Measuring page views, average time on site, bounce rate, or clicks from AdWords just doesn’t cut it anymore. You absolutely need to measure your website’s performance. It’s not about how your visitors start or where they come from, it’s about what they do and what they don’t do.
And, it’s not very difficult to do.
Google Analytics allows you to create up to 20 goals in any individual profile. With a maximum of 50 profiles per Google Analytics account, you have the possibility to create as many as one thousand goals in your account! One thousand!
Let me show you how to create a goal in Google Analytics, so that you can start measuring true web site outcomes today. First, there are three types of Goals that Google Analytics offers:
– URL Destination: The URL (after the .com part) that a user sees in their address bar when they reach an important page of your site. Your shopping cart’s “Thank You” page, a receipt page, or a download page are all examples of important pages on your site (They’re important because it took a user to perform an important action, like fill out an inquiry form or buy something from your store).
– Time on site: The time that users spend on your site can be tracked as a goal. If you think that a successful visit to your site means that a user spent more than five minutes on it, you can set it up as a Goal. If you think spending less than 30 minutes on your site is a successful visit, you can also set that up as well.
– Pages/Visit: The pages per visit that users view can also be measured as a Goal. Suppose 8 or more pages per visit denotes a successful visit for you, or less than 20 pages per visit is a success, it can be measured.
To set up a Goal, log-in to your Google Analytics account and click on the Edit link, which is found to the far right of where your profile is listed on the Overview screen. Scroll down to find the Goals window. Click on Add goal in Goal Set 1 to begin.
From here, you’ll be able to enter in a goal name, activate it (turn the goal on or leave it off), and edit the goal position. The 20 available goals per profile are organized into four buckets of five goals each. Next, choose from one of the three goal types described above. If you choose URL Destination, you’ll be able to enter in the Goal URL and a Goal Value. Enter in everything after the .com or .net part of your URL, and leave the goal on Head Match (There are many other possibilities when dynamic URLs and regular expressions are involved, but I’ll save those for a later blog post). You also enter in a funnel of up to ten pages, where you can track the specific path website visitors take to reach your goal pages.

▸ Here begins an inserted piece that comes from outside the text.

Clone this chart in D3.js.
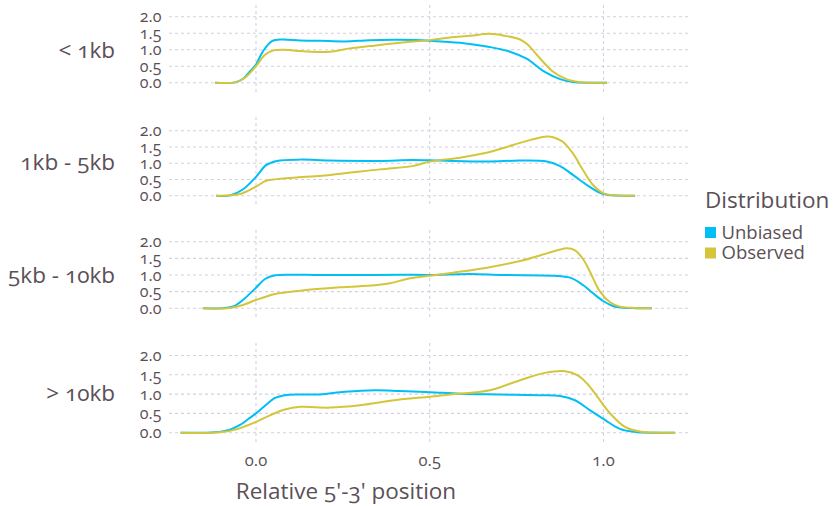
<!DOCTYPE html>
<html>
<head>
<meta charset="utf-8">
<script src="https://cdn.jsdelivr.net/npm/d3@7"></script>
<style>
  html, body { margin: 0; padding: 0; background: #fff; }
  svg text { font-family: "Open Sans", Lato, sans-serif; fill: #5b5058; font-feature-settings: "onum" 1; font-variant-numeric: oldstyle-nums; }
</style>
</head>
<body>
<svg id="chart" width="833" height="506"></svg>
<script>
// Transcript length groups (one facet row each)
const groups = ["< 1kb", "1kb - 5kb", "5kb - 10kb", "> 10kb"];
const seriesNames = ["Unbiased", "Observed"];
const seriesColors = ["#00bff5", "#d3c63a"];
const yTicks = [0, 0.5, 1, 1.5, 2];
const xTicks = [0, 0.5, 1];
const xTitle = "Relative 5'-3' position";
const legendTitle = "Distribution";

// Density along the transcript, [relative position, density]
const unbiasedLt1kb = [[-0.118,0],[-0.060,0.01],[-0.037,0.12],[-0.017,0.35],[0,0.55],[0.020,0.95],[0.046,1.26],[0.075,1.31],[0.127,1.28],[0.184,1.27],[0.256,1.25],[0.328,1.29],[0.414,1.30],[0.501,1.27],[0.587,1.21],[0.673,1.08],[0.731,0.94],[0.780,0.72],[0.826,0.36],[0.875,0.11],[0.912,0.02],[0.961,0],[1.010,0]];
const observedLt1kb = [[-0.118,0],[-0.060,0.01],[-0.032,0.15],[0,0.5],[0.026,0.85],[0.050,0.98],[0.083,1.0],[0.127,0.96],[0.184,0.93],[0.213,0.94],[0.271,1.04],[0.328,1.11],[0.414,1.21],[0.501,1.29],[0.558,1.37],[0.616,1.42],[0.673,1.48],[0.717,1.42],[0.760,1.31],[0.780,1.17],[0.817,0.74],[0.855,0.33],[0.895,0.10],[0.932,0.02],[0.961,0],[1.010,0]];
const unbiased1to5kb = [[-0.115,0],[-0.075,0.01],[-0.037,0.2],[0,0.58],[0.029,0.94],[0.060,1.07],[0.127,1.11],[0.213,1.08],[0.356,1.07],[0.450,1.10],[0.530,1.08],[0.663,1.05],[0.760,1.08],[0.837,1.05],[0.875,0.91],[0.912,0.64],[0.952,0.33],[0.990,0.09],[1.010,0.03],[1.040,0.005],[1.091,0]];
const observed1to5kb = [[-0.115,0],[-0.046,0.05],[0,0.28],[0.029,0.46],[0.060,0.51],[0.213,0.64],[0.356,0.81],[0.450,0.91],[0.501,1.05],[0.587,1.17],[0.663,1.32],[0.740,1.56],[0.788,1.71],[0.837,1.82],[0.855,1.80],[0.883,1.66],[0.912,1.30],[0.941,0.79],[0.970,0.33],[0.999,0.08],[1.030,0.01],[1.091,0]];
const unbiased5to10kb = [[-0.153,0],[-0.089,0.01],[-0.060,0.08],[-0.032,0.3],[0,0.62],[0.026,0.88],[0.055,0.99],[0.098,1.01],[0.184,1.0],[0.299,1.0],[0.414,1.01],[0.501,1.0],[0.616,1.03],[0.710,1.0],[0.855,0.98],[0.904,0.92],[0.941,0.70],[0.970,0.45],[0.999,0.22],[1.027,0.07],[1.056,0.02],[1.091,0.005],[1.139,0]];
const observed5to10kb = [[-0.153,0],[-0.075,0.01],[-0.032,0.12],[0,0.25],[0.055,0.43],[0.127,0.53],[0.242,0.63],[0.342,0.69],[0.386,0.75],[0.443,0.9],[0.501,0.98],[0.567,1.07],[0.665,1.22],[0.760,1.42],[0.837,1.65],[0.870,1.75],[0.895,1.80],[0.918,1.74],[0.941,1.48],[0.961,1.1],[0.990,0.5],[1.019,0.18],[1.047,0.05],[1.091,0.01],[1.139,0]];
const unbiasedGt10kb = [[-0.217,0],[-0.118,0.01],[-0.075,0.08],[-0.046,0.2],[-0.023,0.35],[0,0.5],[0.026,0.7],[0.055,0.9],[0.083,0.97],[0.127,0.99],[0.184,0.99],[0.256,1.06],[0.342,1.10],[0.414,1.08],[0.501,1.05],[0.587,1.01],[0.702,0.99],[0.817,0.97],[0.875,0.95],[0.918,0.84],[0.961,0.58],[1.004,0.33],[1.047,0.1],[1.091,0.02],[1.148,0],[1.206,0]];
const observedGt10kb = [[-0.217,0],[-0.104,0.01],[-0.060,0.08],[0,0.28],[0.040,0.45],[0.083,0.60],[0.127,0.67],[0.213,0.65],[0.299,0.71],[0.414,0.86],[0.501,0.93],[0.558,0.99],[0.673,1.10],[0.760,1.36],[0.832,1.55],[0.889,1.59],[0.927,1.48],[0.955,1.25],[0.981,0.95],[1.019,0.5],[1.062,0.15],[1.105,0.03],[1.163,0],[1.206,0]];

const panelSeries = [
  [unbiasedLt1kb, observedLt1kb],
  [unbiased1to5kb, observed1to5kb],
  [unbiased5to10kb, observed5to10kb],
  [unbiasedGt10kb, observedGt10kb]
];

// Facet geometry: pixel rows for the panel box and for the 0 / 2 gridlines
const panelLayout = [
  { top: 5,   bottom: 94,  y0: 82.7,  y2: 16.7 },
  { top: 117, bottom: 207, y0: 195.7, y2: 130.7 },
  { top: 230, bottom: 319, y0: 308.3, y2: 241.7 },
  { top: 343, bottom: 443, y0: 432.7, y2: 355.5 }
];
const plotLeft = 169, plotRight = 688;

const svg = d3.select("#chart");
svg.append("rect").attr("width", 833).attr("height", 506).attr("fill", "#fff");

const x = d3.scaleLinear().domain([0, 1]).range([256, 603.5]);
const gridColor = "#d4d0e2";

panelLayout.forEach((p, i) => {
  const y = d3.scaleLinear().domain([0, 2]).range([p.y0, p.y2]);
  const g = svg.append("g");

  // horizontal grid
  g.selectAll("line.h").data(yTicks).join("line")
    .attr("x1", plotLeft).attr("x2", plotRight)
    .attr("y1", d => y(d)).attr("y2", d => y(d))
    .attr("stroke", gridColor).attr("stroke-width", 1.1)
    .attr("stroke-dasharray", "3,3");
  // vertical grid
  g.selectAll("line.v").data(xTicks).join("line")
    .attr("x1", d => x(d)).attr("x2", d => x(d))
    .attr("y1", p.top).attr("y2", p.bottom)
    .attr("stroke", gridColor).attr("stroke-width", 1.1)
    .attr("stroke-dasharray", "3,3");

  // y tick labels
  g.selectAll("text.yt").data(yTicks).join("text")
    .attr("x", 161.5).attr("y", d => y(d)).attr("dy", "0.36em")
    .attr("text-anchor", "end").attr("font-size", 16)
    .text(d => d3.format(".1f")(d));

  // facet label
  g.append("text")
    .attr("x", 115).attr("y", (p.top + p.bottom) / 2).attr("dy", "0.36em")
    .attr("text-anchor", "end").attr("font-size", 22.5)
    .text(groups[i]);

  const line = d3.line().x(d => x(d[0])).y(d => y(d[1])).curve(d3.curveCatmullRom.alpha(0.5));
  panelSeries[i].forEach((s, k) => {
    g.append("path").datum(s)
      .attr("d", line)
      .attr("fill", "none")
      .attr("stroke", seriesColors[k])
      .attr("stroke-width", 2)
      .attr("stroke-linejoin", "round");
  });
});

// x axis labels
svg.selectAll("text.xt").data(xTicks).join("text")
  .attr("x", d => x(d)).attr("y", 460).attr("dy", "0.36em")
  .attr("text-anchor", "middle").attr("font-size", 16.5)
  .text(d => d3.format(".1f")(d));

svg.append("text")
  .attr("x", 346).attr("y", 499)
  .attr("text-anchor", "middle").attr("font-size", 22.5)
  .text(xTitle);

// legend
const legend = svg.append("g");
legend.append("text").attr("x", 705).attr("y", 208).attr("font-size", 22.5).text(legendTitle);
seriesNames.forEach((name, k) => {
  legend.append("rect").attr("x", 705).attr("y", 227 + k * 20.5)
    .attr("width", 11).attr("height", 11).attr("fill", seriesColors[k]);
  legend.append("text").attr("x", 721.5).attr("y", 238.5 + k * 20.5)
    .attr("font-size", 18.5).text(name);
});
</script>
</body>
</html>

If you choose either Time on Site or Pages/Visit as the goal type, you’ll be able to enter in the time in hours, minutes, or seconds, or enter in the number of pages per visit. Each of these goal types allow you to choose “greater than” or “less than” options, depending on what you want to track. You’ll also be encouraged to enter in a goal value, so that you can associate a score (value) to each Goal Conversion.
Once you save your Goals, they will start to track right away. You’ll also notice tabs in most reports within Google Analytics labeled “Goal Set 1”. This is where report-level goal data is available. You’ll also find that you won’t need to play the guessing game any longer as far as how your site and marketing initiatives are performing. You’ll be able to see the performance of your site against its goals, which in turn, lets you make smarter, more confident decisions about your online presence.